## Start Data excerpt

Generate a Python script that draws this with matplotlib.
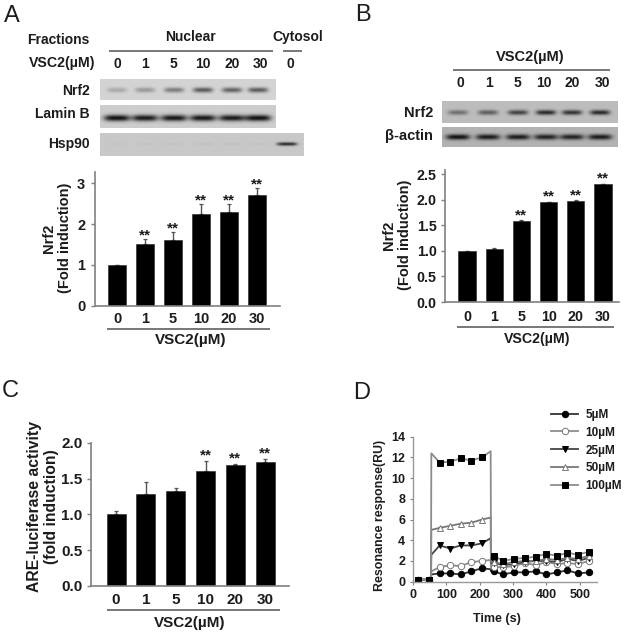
import numpy as np
import matplotlib
matplotlib.use("Agg")
import matplotlib.pyplot as plt

plt.rcParams['font.family'] = ['Liberation Sans', 'DejaVu Sans']
W, H = 629, 637
TXT = '#1c1c1c'
AX = '#808080'

doses = ['0', '1', '5', '10', '20', '30']

a_vals = [1.0, 1.51, 1.61, 2.26, 2.30, 2.71]
a_errs = [0.0, 0.13, 0.19, 0.23, 0.19, 0.18]
a_star = [False, True, True, True, True, True]

b_vals = [1.0, 1.04, 1.59, 1.95, 1.98, 2.30]
b_errs = [0.0, 0.01, 0.01, 0.01, 0.01, 0.01]
b_star = [False, False, True, True, True, True]

c_vals = [1.0, 1.29, 1.33, 1.61, 1.69, 1.73]
c_errs = [0.04, 0.16, 0.04, 0.14, 0.01, 0.045]
c_star = [False, False, False, True, True, True]

d_time = [15, 48, 54, 55, 80, 112, 143, 175, 207, 233, 234, 243, 270, 302, 335, 368, 400, 432, 463, 495, 527]
d_5 = [0.2, 0.2, 0.3, 0.7, 0.8, 0.8, 0.7, 1.0, 1.3, 1.2, 1.0, 1.0, 0.7, 0.9, 0.9, 1.0, 0.7, 0.9, 1.1, 0.8, 0.9]
d_10 = [0.2, 0.2, 0.3, 1.0, 1.4, 1.6, 1.5, 1.9, 2.0, 2.1, 1.4, 1.4, 1.4, 1.5, 1.8, 1.6, 1.9, 1.7, 1.8, 1.7, 2.0]
d_25 = [0.2, 0.2, 0.3, 2.6, 3.5, 3.2, 3.5, 3.5, 3.7, 4.2, 1.8, 1.8, 1.6, 1.7, 1.9, 2.0, 2.0, 1.9, 2.2, 2.0, 2.3]
d_50 = [0.2, 0.2, 0.3, 5.0, 5.2, 5.4, 5.6, 5.7, 6.0, 6.2, 1.9, 1.9, 1.7, 1.9, 2.0, 2.0, 2.2, 2.1, 2.3, 2.2, 2.5]
d_100 = [0.2, 0.2, 0.3, 12.4, 11.5, 11.6, 11.9, 11.7, 12.0, 12.6, 2.5, 2.5, 2.0, 2.2, 2.3, 2.4, 2.7, 2.5, 2.8, 2.6, 2.9]

blot_a_nrf2 = [0.22, 0.30, 0.45, 0.62, 0.58, 0.62]
blot_a_lamin = [1.0, 0.95, 0.97, 0.97, 0.95, 1.0]
blot_a_hsp = [0.02, 0.03, 0.03, 0.04, 0.04, 0.03, 0.85]
blot_b_nrf2 = [0.45, 0.55, 0.72, 0.85, 0.80, 0.85]
blot_b_actin = [1.0, 0.95, 0.95, 0.90, 0.90, 0.95]

fig = plt.figure(figsize=(W / 100, H / 100), dpi=100, facecolor='white')


def px_axes(l, t, r, b):
    return fig.add_axes([l / W, 1 - b / H, (r - l) / W, (b - t) / H])


def bar_panel(box, xlim, ylim, yticks, ylabels, vals, errs, stars, fs, star_off, xpad, ypad):
    ax = px_axes(*box)
    x = np.arange(len(vals))
    ax.bar(x, vals, width=0.64, color='black', edgecolor='#222222', linewidth=0.4, zorder=2)
    ax.errorbar(x, vals, yerr=[np.zeros(len(errs)), errs], fmt='none', ecolor='#555555',
                elinewidth=1.0, capsize=1.6, capthick=0.9, zorder=1)
    ax.set_xlim(*xlim)
    ax.set_ylim(*ylim)
    ax.set_xticks(x, doses)
    ax.set_yticks(yticks, ylabels)
    ax.tick_params(axis='x', length=0, pad=xpad, labelsize=fs, labelcolor=TXT)
    ax.tick_params(axis='y', length=3, width=1, color=AX, pad=ypad, labelsize=fs, labelcolor=TXT)
    for lab in ax.get_xticklabels() + ax.get_yticklabels():
        lab.set_fontweight('bold')
    for s in ('top', 'right'):
        ax.spines[s].set_visible(False)
    for s in ('left', 'bottom'):
        ax.spines[s].set_color(AX)
        ax.spines[s].set_linewidth(1.2)
    for xi, v, e, st in zip(x, vals, errs, stars):
        if st:
            ax.annotate('**', (xi, v + e), xytext=(0, star_off), textcoords='offset points',
                        ha='center', va='center', fontsize=11, fontweight='bold', color=TXT)
    ax.patch.set_alpha(0)
    return ax


bar_panel((95, 172, 280, 305.7), (-0.786, 5.82), (0, 3.28), [0, 1, 2, 3], ['0', '1', '2', '3'],
          a_vals, a_errs, a_star, 10.5, 2.5, 4.5, 4)
bar_panel((445, 170, 619, 302), (-0.81, 5.59), (0, 2.58), [0, 0.5, 1, 1.5, 2, 2.5],
          ['0.0', '0.5', '1.0', '1.5', '2.0', '2.5'], b_vals, b_errs, b_star, 10.3, 3.5, 6, 3)
bar_panel((91, 443, 289, 585.7), (-0.84, 5.8), (0, 2.0), [0, 0.5, 1, 1.5, 2],
          ['0.0', '0.5', '1.0', '1.5', '2.0'], c_vals, c_errs, c_star, 11, 4, 5, 3)

# Panel D
axd = px_axes(413, 436.7, 597, 581.7)
series = [('5µM', d_5, 'o', 'black', '#333333'),
          ('10µM', d_10, 'o', 'white', '#8c8c8c'),
          ('25µM', d_25, 'v', 'black', '#444444'),
          ('50µM', d_50, '^', 'white', '#777777'),
          ('100µM', d_100, 's', 'black', '#8c8c8c')]
jump_idx = {2, 3, 9, 10}
for name, y, mk, fc, lc in series:
    me = [i for i in range(len(d_time)) if i not in jump_idx]
    axd.plot(d_time, y, color=lc, lw=1.3, marker=mk, markevery=me, ms=4.6, mfc=fc,
             mec='black' if fc == 'black' else '#777777', mew=0.7, label=name)
axd.set_xlim(0, 552)
axd.set_ylim(0, 14)
axd.set_xticks(range(0, 600, 100))
axd.set_yticks(range(0, 16, 2))
axd.tick_params(axis='both', length=2, width=0.8, color=AX, pad=3.5, labelsize=9, labelcolor=TXT)
for lab in axd.get_xticklabels() + axd.get_yticklabels():
    lab.set_fontweight('bold')
for s in ('top', 'right'):
    axd.spines[s].set_visible(False)
for s in ('left', 'bottom'):
    axd.spines[s].set_color('#999999')
    axd.spines[s].set_linewidth(1.0)
axd.patch.set_alpha(0)
leg = axd.legend(loc='upper left', bbox_to_anchor=((551 - 413) / 184, 1 + 28 / 145), frameon=False,
                 prop={'size': 8.5, 'weight': 'bold'}, labelcolor=TXT, handlelength=2.3,
                 handletextpad=0.6, labelspacing=0.5, borderpad=0, borderaxespad=0)

# Overlay in pixel coordinates: blots, rules and annotations
ov = fig.add_axes([0, 0, 1, 1], zorder=5)
ov.patch.set_alpha(0)
ov.axis('off')


def blot(box, centers, strengths, bw, bh, yc, bg):
    l, t, r, b = box
    xx, yy = np.meshgrid(np.arange(l, r) + 0.5, np.arange(t, b) + 0.5)
    img = np.full(xx.shape, bg, dtype=float)
    for c, s in zip(centers, strengths):
        img -= (bg - 20) * s * np.exp(-((xx - c) / bw) ** 4 - ((yy - yc) / bh) ** 2)
    ov.imshow(img, cmap='gray', vmin=0, vmax=255, extent=(l, r, b, t), aspect='auto',
              interpolation='bilinear')


acols = [117, 145, 174, 203, 232, 258]
blot((100, 79, 276, 100), acols, blot_a_nrf2, 10, 2.6, 90, 212)
blot((100, 105, 276, 128), acols, blot_a_lamin, 13, 3.2, 118, 205)
blot((100, 133, 304, 156), acols + [287], blot_a_hsp, 10, 1.8, 144, 200)
bcols = [458, 488, 518, 546, 572, 600]
blot((442, 101, 618, 123), bcols, blot_b_nrf2, 10, 2.5, 112.5, 188)
blot((442, 127, 618, 147), bcols, blot_b_actin, 12, 2.8, 137, 178)

ov.set_xlim(0, W)
ov.set_ylim(H, 0)


def T(x, y, s, ha='center', size=10, weight='bold', **kw):
    ov.text(x, y, s, ha=ha, va='center', fontsize=size, fontweight=weight, color=TXT, **kw)


def rule(x0, x1, y):
    ov.plot([x0, x1], [y, y], color='#606060', lw=1.2, solid_capstyle='butt')


for s, x, y in [('A', 12, 16), ('B', 363, 15), ('C', 10, 391), ('D', 362, 393)]:
    T(x, y, s, size=17, weight='normal')

T(90, 40, 'Fractions', ha='right')
T(191, 37, 'Nuclear')
T(298, 37, 'Cytosol')
rule(109, 273, 50.5)
rule(283, 302, 50.5)
T(95, 63, 'VSC2(µM)', ha='right', size=10.2)
for s, x in zip(doses + ['0'], [117, 145, 173, 203, 232, 260, 290]):
    T(x, 64, s)
T(90, 91, 'Nrf2', ha='right')
T(90, 114, 'Lamin B', ha='right')
T(90, 144, 'Hsp90', ha='right')

T(530, 57, 'VSC2(µM)', size=10.5)
rule(453, 610, 69.5)
for s, x in zip(doses, [460, 489, 517, 544, 572, 602]):
    T(x, 83, s)
T(433, 113, 'Nrf2', ha='right', size=10.5)
T(433, 136, 'β-actin', ha='right', size=10.5)

T(57, 238, 'Nrf2\n(Fold induction)', size=10.5, rotation=90, multialignment='center', linespacing=1.2)
rule(107, 270, 329)
T(191, 340, 'VSC2(µM)', size=11)

T(397, 235, 'Nrf2\n(Fold induction)', size=10.5, rotation=90, multialignment='center', linespacing=1.2)
rule(457, 614, 327)
T(537, 339, 'VSC2(µM)', size=10.2)

T(43, 507, 'ARE-luciferase activity\n(fold induction)', size=11.3, rotation=90, multialignment='center',
  linespacing=1.15)
rule(107, 280, 610)
T(190, 623, 'VSC2(µM)', size=11)

T(380, 515, 'Resonance response(RU)', size=8.9, rotation=90)
T(497, 619, 'Time (s)', size=9)

fig.savefig('out.png', dpi=100, facecolor='white')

## End Data excerpt

Written request -
Starting at the top of the listing above, reproduce each line up to and including the one with "doses = ['0', '1', '5', '10', '20', '30']"; omit the pictures.

Response to the exercise -
Generate a Python script that draws this with matplotlib.
import numpy as np
import matplotlib
matplotlib.use("Agg")
import matplotlib.pyplot as plt

plt.rcParams['font.family'] = ['Liberation Sans', 'DejaVu Sans']
W, H = 629, 637
TXT = '#1c1c1c'
AX = '#808080'

doses = ['0', '1', '5', '10', '20', '30']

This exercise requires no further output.